### [Problem requirements]
Would you write out the listing verbatim and skip every picture in it?

### [Data excerpt]
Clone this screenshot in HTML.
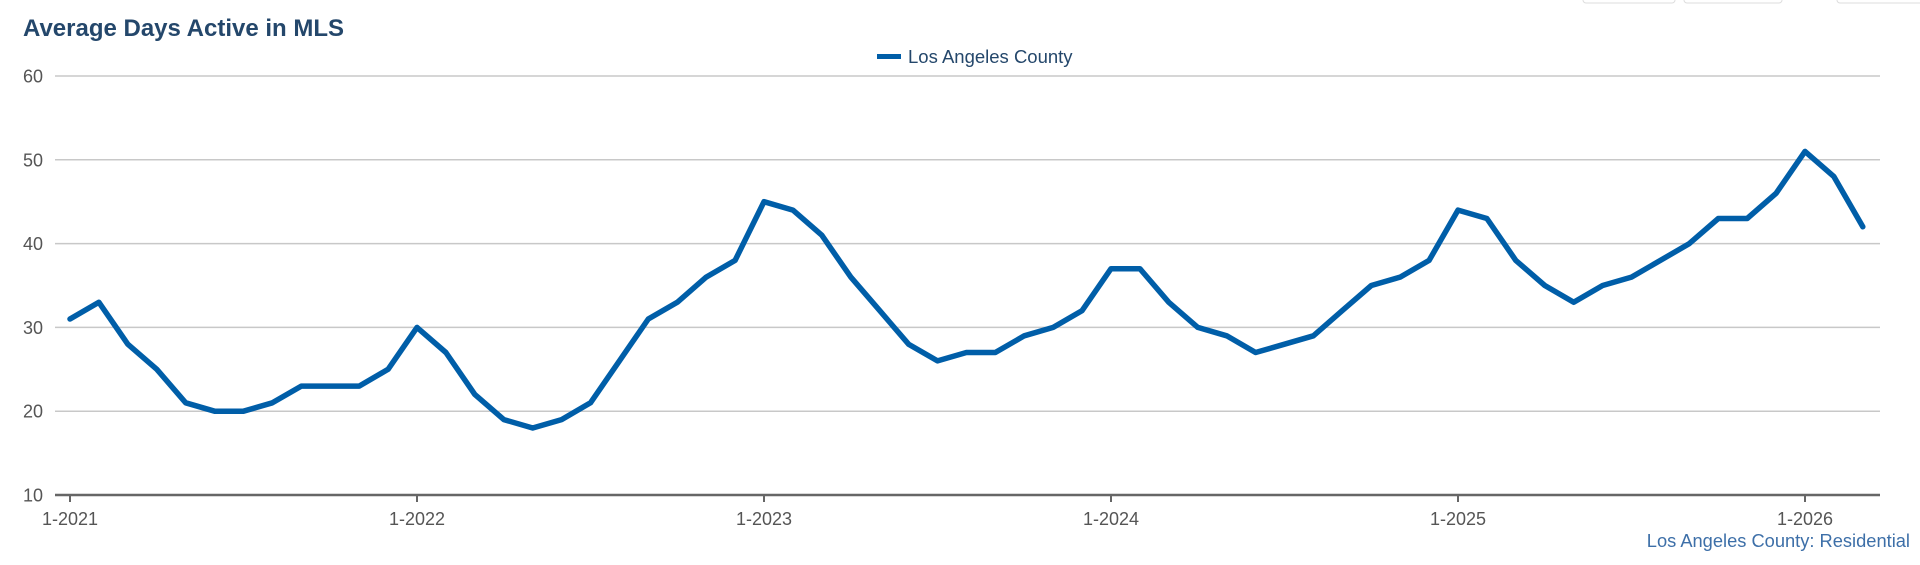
<!DOCTYPE html>
<html><head><meta charset="utf-8"><style>
body{margin:0;background:#fff;width:1920px;height:560px;overflow:hidden;font-family:"Liberation Sans",sans-serif}
</style></head><body>
<svg width="1920" height="560" xmlns="http://www.w3.org/2000/svg">
<rect x="1583" y="-6" width="92" height="9" rx="3" fill="#fff" stroke="#ddd"/>
<rect x="1684" y="-6" width="98" height="9" rx="3" fill="#fff" stroke="#ddd"/>
<rect x="1837" y="-6" width="90" height="9" rx="3" fill="#fff" stroke="#ddd"/>
<text x="23" y="36" font-size="24" font-weight="bold" fill="#24476b">Average Days Active in MLS</text>
<g>
<rect x="877" y="54" width="24" height="5" fill="#005ea8"/>
<text x="908" y="63" font-size="18.5" fill="#24476b">Los Angeles County</text>
</g>
<g id="grid"></g>
<g id="xaxis"></g>
<path id="line" fill="none" stroke="#005ea8" stroke-width="5.5" stroke-linejoin="round" stroke-linecap="round"/>
<text x="1910" y="547" font-size="18.3" fill="#3d6fa8" text-anchor="end">Los Angeles County: Residential</text>
</svg>
<script>
const yTicks=[10,20,30,40,50,60];
const xTickLabels=["1-2021","1-2022","1-2023","1-2024","1-2025","1-2026"];
const values=[31,33,28,25,21,20,20,21,23,23,23,25,
30,27,22,19,18,19,21,26,31,33,36,38,
45,44,41,36,32,28,26,27,27,29,30,32,
37,37,33,30,29,27,28,29,32,35,36,38,
44,43,38,35,33,35,36,38,40,43,43,46,
51,48,42];
const NS="http://www.w3.org/2000/svg";
const x0=70,monthW=347/12,plotL=55,plotR=1880;
const yScale=v=>495-(v-10)*(419/50);
const xScale=i=>x0+i*monthW;
const grid=document.getElementById('grid');
yTicks.forEach(v=>{
 const y=yScale(v);
 if(v!==10){
  const l=document.createElementNS(NS,'line');
  
  
  l.setAttribute('x1',plotL);l.setAttribute('x2',plotR);l.setAttribute('y1',y);l.setAttribute('y2',y);
  l.setAttribute('stroke','#c8c8c8');l.setAttribute('stroke-width','1.5');grid.appendChild(l);
 }
 const t=document.createElementNS(NS,'text');
 
 
 t.setAttribute('x',43);t.setAttribute('y',y+6.5);t.setAttribute('text-anchor','end');
 t.setAttribute('font-size','18');t.setAttribute('fill','#555');t.textContent=v;grid.appendChild(t);
});
const xa=document.getElementById('xaxis');
const ax=document.createElementNS(NS,'line');


ax.setAttribute('x1',plotL);ax.setAttribute('x2',plotR);ax.setAttribute('y1',495);ax.setAttribute('y2',495);
ax.setAttribute('stroke','#666');ax.setAttribute('stroke-width','2.5');xa.appendChild(ax);
xTickLabels.forEach((lab,k)=>{
 const x=xScale(k*12);
 const tk=document.createElementNS(NS,'line');
 
 
 tk.setAttribute('x1',x);tk.setAttribute('x2',x);tk.setAttribute('y1',495);tk.setAttribute('y2',502);
 tk.setAttribute('stroke','#666');tk.setAttribute('stroke-width','2');xa.appendChild(tk);
 const t=document.createElementNS(NS,'text');
 
 
 t.setAttribute('x',x);t.setAttribute('y',525);t.setAttribute('text-anchor','middle');
 t.setAttribute('font-size','18');t.setAttribute('fill','#555');t.textContent=lab;xa.appendChild(t);
});
document.getElementById('line').setAttribute('d',values.map((v,i)=>(i?'L':'M')+xScale(i).toFixed(1)+','+yScale(v).toFixed(1)).join(''));
</script>
</body></html>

### [Exercise solution]
Clone this screenshot in HTML.
<!DOCTYPE html>
<html><head><meta charset="utf-8"><style>
body{margin:0;background:#fff;width:1920px;height:560px;overflow:hidden;font-family:"Liberation Sans",sans-serif}
</style></head><body>
<svg width="1920" height="560" xmlns="http://www.w3.org/2000/svg">
<rect x="1583" y="-6" width="92" height="9" rx="3" fill="#fff" stroke="#ddd"/>
<rect x="1684" y="-6" width="98" height="9" rx="3" fill="#fff" stroke="#ddd"/>
<rect x="1837" y="-6" width="90" height="9" rx="3" fill="#fff" stroke="#ddd"/>
<text x="23" y="36" font-size="24" font-weight="bold" fill="#24476b">Average Days Active in MLS</text>
<g>
<rect x="877" y="54" width="24" height="5" fill="#005ea8"/>
<text x="908" y="63" font-size="18.5" fill="#24476b">Los Angeles County</text>
</g>
<g id="grid"></g>
<g id="xaxis"></g>
<path id="line" fill="none" stroke="#005ea8" stroke-width="5.5" stroke-linejoin="round" stroke-linecap="round"/>
<text x="1910" y="547" font-size="18.3" fill="#3d6fa8" text-anchor="end">Los Angeles County: Residential</text>
</svg>
<script>
const yTicks=[10,20,30,40,50,60];
const xTickLabels=["1-2021","1-2022","1-2023","1-2024","1-2025","1-2026"];
const values=[31,33,28,25,21,20,20,21,23,23,23,25,
30,27,22,19,18,19,21,26,31,33,36,38,
45,44,41,36,32,28,26,27,27,29,30,32,
37,37,33,30,29,27,28,29,32,35,36,38,
44,43,38,35,33,35,36,38,40,43,43,46,
51,48,42];
const NS="http://www.w3.org/2000/svg";
const x0=70,monthW=347/12,plotL=55,plotR=1880;
const yScale=v=>495-(v-10)*(419/50);
const xScale=i=>x0+i*monthW;
const grid=document.getElementById('grid');
yTicks.forEach(v=>{
 const y=yScale(v);
 if(v!==10){
  const l=document.createElementNS(NS,'line');
  
  
  l.setAttribute('x1',plotL);l.setAttribute('x2',plotR);l.setAttribute('y1',y);l.setAttribute('y2',y);
  l.setAttribute('stroke','#c8c8c8');l.setAttribute('stroke-width','1.5');grid.appendChild(l);
 }
 const t=document.createElementNS(NS,'text');
 
 
 t.setAttribute('x',43);t.setAttribute('y',y+6.5);t.setAttribute('text-anchor','end');
 t.setAttribute('font-size','18');t.setAttribute('fill','#555');t.textContent=v;grid.appendChild(t);
});
const xa=document.getElementById('xaxis');
const ax=document.createElementNS(NS,'line');


ax.setAttribute('x1',plotL);ax.setAttribute('x2',plotR);ax.setAttribute('y1',495);ax.setAttribute('y2',495);
ax.setAttribute('stroke','#666');ax.setAttribute('stroke-width','2.5');xa.appendChild(ax);
xTickLabels.forEach((lab,k)=>{
 const x=xScale(k*12);
 const tk=document.createElementNS(NS,'line');
 
 
 tk.setAttribute('x1',x);tk.setAttribute('x2',x);tk.setAttribute('y1',495);tk.setAttribute('y2',502);
 tk.setAttribute('stroke','#666');tk.setAttribute('stroke-width','2');xa.appendChild(tk);
 const t=document.createElementNS(NS,'text');
 
 
 t.setAttribute('x',x);t.setAttribute('y',525);t.setAttribute('text-anchor','middle');
 t.setAttribute('font-size','18');t.setAttribute('fill','#555');t.textContent=lab;xa.appendChild(t);
});
document.getElementById('line').setAttribute('d',values.map((v,i)=>(i?'L':'M')+xScale(i).toFixed(1)+','+yScale(v).toFixed(1)).join(''));
</script>
</body></html>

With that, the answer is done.